Reproduce exactly the section that begins at the line containing "Clone this chart" and ends at the line containing "const BLUE_CIRCLE = '#6f9bd6';", both lines included; omit all other lines.

**Excerpted records**

* BEGIN *

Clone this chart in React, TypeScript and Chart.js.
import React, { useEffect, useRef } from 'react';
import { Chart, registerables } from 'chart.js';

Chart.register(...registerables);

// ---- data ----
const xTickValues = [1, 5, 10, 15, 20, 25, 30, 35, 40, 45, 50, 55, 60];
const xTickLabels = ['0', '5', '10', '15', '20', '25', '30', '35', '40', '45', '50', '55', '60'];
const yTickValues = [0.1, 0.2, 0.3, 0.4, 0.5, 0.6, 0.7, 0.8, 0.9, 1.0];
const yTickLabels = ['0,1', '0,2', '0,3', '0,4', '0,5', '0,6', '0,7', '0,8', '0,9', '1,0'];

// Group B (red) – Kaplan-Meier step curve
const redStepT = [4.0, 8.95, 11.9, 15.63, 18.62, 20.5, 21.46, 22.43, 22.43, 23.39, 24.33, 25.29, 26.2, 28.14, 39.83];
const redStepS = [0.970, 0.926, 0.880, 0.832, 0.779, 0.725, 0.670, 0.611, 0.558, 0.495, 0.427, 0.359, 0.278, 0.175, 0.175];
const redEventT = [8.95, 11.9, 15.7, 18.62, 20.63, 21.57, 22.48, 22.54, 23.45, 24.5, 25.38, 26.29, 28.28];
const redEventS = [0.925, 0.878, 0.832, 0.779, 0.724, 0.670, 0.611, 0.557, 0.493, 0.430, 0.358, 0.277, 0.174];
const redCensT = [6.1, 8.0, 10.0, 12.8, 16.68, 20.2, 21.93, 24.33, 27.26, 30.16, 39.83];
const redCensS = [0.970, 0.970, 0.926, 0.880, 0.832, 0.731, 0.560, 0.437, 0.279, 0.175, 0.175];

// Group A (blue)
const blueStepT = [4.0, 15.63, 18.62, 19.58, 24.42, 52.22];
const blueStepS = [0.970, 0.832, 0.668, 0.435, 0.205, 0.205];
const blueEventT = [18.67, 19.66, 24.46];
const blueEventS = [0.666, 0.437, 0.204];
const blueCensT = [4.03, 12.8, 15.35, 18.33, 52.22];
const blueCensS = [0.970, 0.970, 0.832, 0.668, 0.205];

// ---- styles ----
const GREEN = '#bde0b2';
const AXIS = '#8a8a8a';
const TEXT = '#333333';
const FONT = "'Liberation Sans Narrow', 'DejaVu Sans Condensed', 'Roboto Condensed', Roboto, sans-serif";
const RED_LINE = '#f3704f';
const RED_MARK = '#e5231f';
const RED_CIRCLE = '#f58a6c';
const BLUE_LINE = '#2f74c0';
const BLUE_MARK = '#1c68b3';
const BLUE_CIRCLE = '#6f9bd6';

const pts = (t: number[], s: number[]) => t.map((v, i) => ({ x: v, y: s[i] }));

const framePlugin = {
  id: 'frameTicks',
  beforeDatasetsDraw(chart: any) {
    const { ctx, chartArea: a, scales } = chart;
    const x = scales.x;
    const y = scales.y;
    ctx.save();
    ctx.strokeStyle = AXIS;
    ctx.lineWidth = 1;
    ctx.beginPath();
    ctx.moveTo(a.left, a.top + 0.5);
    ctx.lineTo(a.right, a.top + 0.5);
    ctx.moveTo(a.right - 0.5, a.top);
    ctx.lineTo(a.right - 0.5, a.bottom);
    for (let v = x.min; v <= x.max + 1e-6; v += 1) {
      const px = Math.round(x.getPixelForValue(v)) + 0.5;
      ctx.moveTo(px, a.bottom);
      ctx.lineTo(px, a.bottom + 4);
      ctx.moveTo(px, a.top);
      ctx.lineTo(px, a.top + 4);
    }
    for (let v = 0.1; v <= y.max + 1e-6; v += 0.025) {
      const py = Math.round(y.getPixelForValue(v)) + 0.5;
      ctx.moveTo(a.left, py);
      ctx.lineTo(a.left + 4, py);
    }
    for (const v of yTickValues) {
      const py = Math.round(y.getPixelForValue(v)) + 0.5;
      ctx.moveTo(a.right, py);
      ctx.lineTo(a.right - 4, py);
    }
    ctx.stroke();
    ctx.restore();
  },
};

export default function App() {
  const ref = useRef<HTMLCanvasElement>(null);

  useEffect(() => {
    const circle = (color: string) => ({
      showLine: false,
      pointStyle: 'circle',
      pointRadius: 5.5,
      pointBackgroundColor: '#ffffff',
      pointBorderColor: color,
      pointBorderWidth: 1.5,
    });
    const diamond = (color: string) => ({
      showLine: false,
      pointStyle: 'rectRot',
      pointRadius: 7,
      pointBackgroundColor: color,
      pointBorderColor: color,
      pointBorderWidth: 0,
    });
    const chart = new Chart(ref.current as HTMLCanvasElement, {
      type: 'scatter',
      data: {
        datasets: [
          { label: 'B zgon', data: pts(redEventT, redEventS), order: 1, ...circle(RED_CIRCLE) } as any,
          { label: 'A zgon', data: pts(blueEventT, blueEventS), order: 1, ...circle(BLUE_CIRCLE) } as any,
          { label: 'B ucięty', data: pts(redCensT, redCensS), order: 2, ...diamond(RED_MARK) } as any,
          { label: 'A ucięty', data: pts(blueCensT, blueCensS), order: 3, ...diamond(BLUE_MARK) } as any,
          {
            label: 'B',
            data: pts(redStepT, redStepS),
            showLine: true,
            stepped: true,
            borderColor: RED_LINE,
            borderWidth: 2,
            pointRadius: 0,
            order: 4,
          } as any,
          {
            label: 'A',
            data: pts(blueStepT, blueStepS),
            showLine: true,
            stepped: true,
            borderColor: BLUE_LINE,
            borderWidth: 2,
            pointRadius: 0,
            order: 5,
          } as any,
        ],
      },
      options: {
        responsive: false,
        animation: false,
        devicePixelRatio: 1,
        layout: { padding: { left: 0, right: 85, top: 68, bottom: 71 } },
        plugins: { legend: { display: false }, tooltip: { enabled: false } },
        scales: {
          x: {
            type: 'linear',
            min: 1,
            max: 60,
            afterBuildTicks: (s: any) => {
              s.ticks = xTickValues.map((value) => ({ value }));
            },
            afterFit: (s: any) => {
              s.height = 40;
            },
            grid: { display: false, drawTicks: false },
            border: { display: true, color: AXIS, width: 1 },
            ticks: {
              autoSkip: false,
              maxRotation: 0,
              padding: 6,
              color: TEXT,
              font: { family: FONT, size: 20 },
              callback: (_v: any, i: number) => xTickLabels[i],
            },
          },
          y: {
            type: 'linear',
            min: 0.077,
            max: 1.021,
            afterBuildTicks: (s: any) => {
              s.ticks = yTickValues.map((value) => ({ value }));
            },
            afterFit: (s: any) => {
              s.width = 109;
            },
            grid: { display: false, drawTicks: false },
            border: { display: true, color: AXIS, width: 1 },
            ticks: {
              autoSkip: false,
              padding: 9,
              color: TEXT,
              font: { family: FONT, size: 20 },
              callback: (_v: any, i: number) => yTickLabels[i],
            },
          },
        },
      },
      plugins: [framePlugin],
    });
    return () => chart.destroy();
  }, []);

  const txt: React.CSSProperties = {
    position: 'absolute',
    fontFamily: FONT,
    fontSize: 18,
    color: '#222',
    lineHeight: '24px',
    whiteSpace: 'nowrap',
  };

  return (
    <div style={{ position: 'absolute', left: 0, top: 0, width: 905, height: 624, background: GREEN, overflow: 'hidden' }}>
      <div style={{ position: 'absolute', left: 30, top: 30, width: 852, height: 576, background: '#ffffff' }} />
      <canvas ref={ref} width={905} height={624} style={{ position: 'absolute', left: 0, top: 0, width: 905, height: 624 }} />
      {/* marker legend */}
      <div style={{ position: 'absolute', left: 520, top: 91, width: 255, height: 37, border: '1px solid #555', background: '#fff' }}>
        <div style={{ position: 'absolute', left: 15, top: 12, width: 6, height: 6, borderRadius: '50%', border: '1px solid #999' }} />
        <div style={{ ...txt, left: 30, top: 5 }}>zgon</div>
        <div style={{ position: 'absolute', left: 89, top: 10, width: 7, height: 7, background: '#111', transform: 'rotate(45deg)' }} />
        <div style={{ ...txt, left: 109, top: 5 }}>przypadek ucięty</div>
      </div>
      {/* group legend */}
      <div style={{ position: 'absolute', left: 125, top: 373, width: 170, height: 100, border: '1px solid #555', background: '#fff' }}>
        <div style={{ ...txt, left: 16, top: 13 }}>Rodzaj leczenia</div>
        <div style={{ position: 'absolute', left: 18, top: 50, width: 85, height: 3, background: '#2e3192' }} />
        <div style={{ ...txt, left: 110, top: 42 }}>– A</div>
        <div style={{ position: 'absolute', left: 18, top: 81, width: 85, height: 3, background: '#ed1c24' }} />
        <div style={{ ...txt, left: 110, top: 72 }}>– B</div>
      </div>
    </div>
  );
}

* END *
* BEGIN *

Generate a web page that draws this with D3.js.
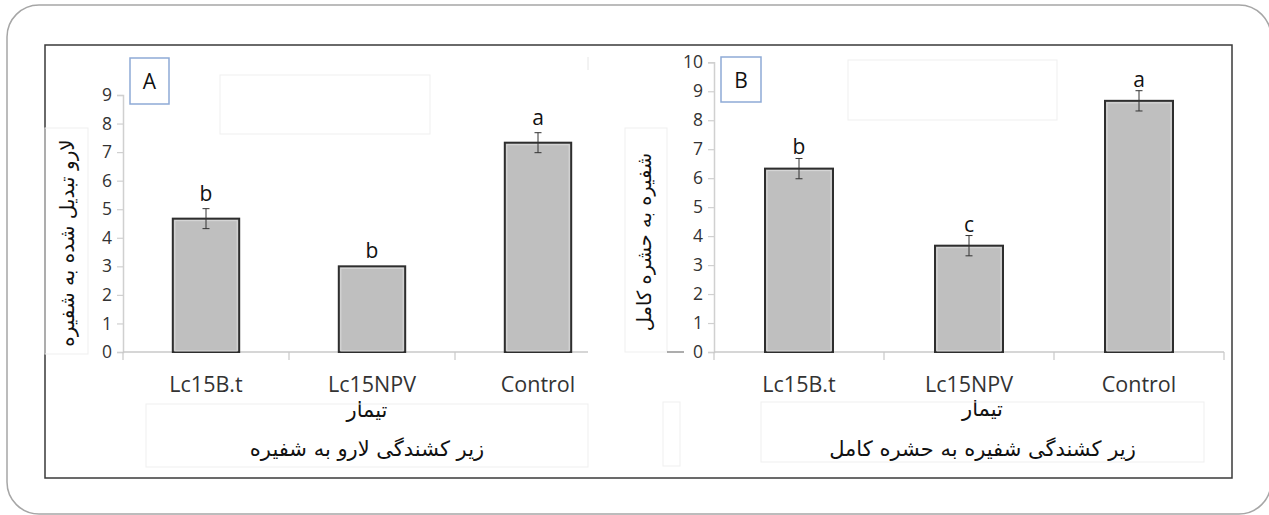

* END *
* BEGIN *

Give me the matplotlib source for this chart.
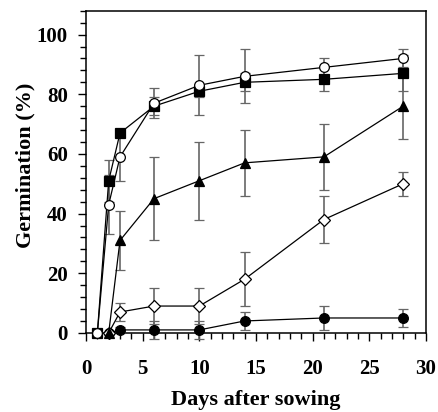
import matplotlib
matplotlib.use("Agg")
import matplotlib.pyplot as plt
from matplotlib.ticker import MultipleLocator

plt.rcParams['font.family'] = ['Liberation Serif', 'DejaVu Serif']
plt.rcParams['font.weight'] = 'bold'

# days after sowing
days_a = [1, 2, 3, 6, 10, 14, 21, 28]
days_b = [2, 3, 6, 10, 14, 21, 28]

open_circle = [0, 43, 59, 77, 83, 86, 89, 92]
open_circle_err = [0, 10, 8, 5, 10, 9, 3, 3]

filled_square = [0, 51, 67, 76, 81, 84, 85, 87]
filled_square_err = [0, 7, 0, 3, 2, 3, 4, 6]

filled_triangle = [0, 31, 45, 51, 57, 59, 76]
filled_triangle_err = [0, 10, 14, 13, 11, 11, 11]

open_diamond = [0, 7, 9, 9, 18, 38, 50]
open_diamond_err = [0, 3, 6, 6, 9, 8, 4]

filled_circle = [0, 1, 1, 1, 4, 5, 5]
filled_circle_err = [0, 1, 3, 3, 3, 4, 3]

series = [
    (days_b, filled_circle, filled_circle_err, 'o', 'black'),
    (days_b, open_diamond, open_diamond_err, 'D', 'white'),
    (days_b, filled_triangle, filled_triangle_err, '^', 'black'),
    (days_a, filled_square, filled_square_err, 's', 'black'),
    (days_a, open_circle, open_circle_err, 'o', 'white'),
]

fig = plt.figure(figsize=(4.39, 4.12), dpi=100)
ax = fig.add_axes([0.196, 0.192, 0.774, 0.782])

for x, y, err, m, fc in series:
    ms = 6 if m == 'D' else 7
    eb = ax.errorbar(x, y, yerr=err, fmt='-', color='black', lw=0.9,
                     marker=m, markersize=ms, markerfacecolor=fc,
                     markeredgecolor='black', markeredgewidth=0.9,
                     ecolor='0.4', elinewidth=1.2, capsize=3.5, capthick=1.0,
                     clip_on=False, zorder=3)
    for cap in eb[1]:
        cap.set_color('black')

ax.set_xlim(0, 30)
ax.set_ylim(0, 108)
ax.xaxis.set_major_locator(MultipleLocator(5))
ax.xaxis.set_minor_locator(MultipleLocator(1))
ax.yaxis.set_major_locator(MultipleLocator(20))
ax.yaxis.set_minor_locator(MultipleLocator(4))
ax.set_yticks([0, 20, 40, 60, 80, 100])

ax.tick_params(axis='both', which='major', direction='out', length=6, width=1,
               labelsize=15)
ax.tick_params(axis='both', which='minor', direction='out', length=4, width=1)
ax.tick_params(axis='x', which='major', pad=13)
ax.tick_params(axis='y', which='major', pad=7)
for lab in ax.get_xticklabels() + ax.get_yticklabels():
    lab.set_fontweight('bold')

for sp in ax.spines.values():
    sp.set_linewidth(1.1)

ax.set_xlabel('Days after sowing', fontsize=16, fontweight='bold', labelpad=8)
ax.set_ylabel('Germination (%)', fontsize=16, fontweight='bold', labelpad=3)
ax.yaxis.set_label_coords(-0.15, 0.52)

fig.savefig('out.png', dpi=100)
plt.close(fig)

* END *

**Solution**
Clone this chart in React, TypeScript and Chart.js.
import React, { useEffect, useRef } from 'react';
import { Chart, registerables } from 'chart.js';

Chart.register(...registerables);

// ---- data ----
const xTickValues = [1, 5, 10, 15, 20, 25, 30, 35, 40, 45, 50, 55, 60];
const xTickLabels = ['0', '5', '10', '15', '20', '25', '30', '35', '40', '45', '50', '55', '60'];
const yTickValues = [0.1, 0.2, 0.3, 0.4, 0.5, 0.6, 0.7, 0.8, 0.9, 1.0];
const yTickLabels = ['0,1', '0,2', '0,3', '0,4', '0,5', '0,6', '0,7', '0,8', '0,9', '1,0'];

// Group B (red) – Kaplan-Meier step curve
const redStepT = [4.0, 8.95, 11.9, 15.63, 18.62, 20.5, 21.46, 22.43, 22.43, 23.39, 24.33, 25.29, 26.2, 28.14, 39.83];
const redStepS = [0.970, 0.926, 0.880, 0.832, 0.779, 0.725, 0.670, 0.611, 0.558, 0.495, 0.427, 0.359, 0.278, 0.175, 0.175];
const redEventT = [8.95, 11.9, 15.7, 18.62, 20.63, 21.57, 22.48, 22.54, 23.45, 24.5, 25.38, 26.29, 28.28];
const redEventS = [0.925, 0.878, 0.832, 0.779, 0.724, 0.670, 0.611, 0.557, 0.493, 0.430, 0.358, 0.277, 0.174];
const redCensT = [6.1, 8.0, 10.0, 12.8, 16.68, 20.2, 21.93, 24.33, 27.26, 30.16, 39.83];
const redCensS = [0.970, 0.970, 0.926, 0.880, 0.832, 0.731, 0.560, 0.437, 0.279, 0.175, 0.175];

// Group A (blue)
const blueStepT = [4.0, 15.63, 18.62, 19.58, 24.42, 52.22];
const blueStepS = [0.970, 0.832, 0.668, 0.435, 0.205, 0.205];
const blueEventT = [18.67, 19.66, 24.46];
const blueEventS = [0.666, 0.437, 0.204];
const blueCensT = [4.03, 12.8, 15.35, 18.33, 52.22];
const blueCensS = [0.970, 0.970, 0.832, 0.668, 0.205];

// ---- styles ----
const GREEN = '#bde0b2';
const AXIS = '#8a8a8a';
const TEXT = '#333333';
const FONT = "'Liberation Sans Narrow', 'DejaVu Sans Condensed', 'Roboto Condensed', Roboto, sans-serif";
const RED_LINE = '#f3704f';
const RED_MARK = '#e5231f';
const RED_CIRCLE = '#f58a6c';
const BLUE_LINE = '#2f74c0';
const BLUE_MARK = '#1c68b3';
const BLUE_CIRCLE = '#6f9bd6';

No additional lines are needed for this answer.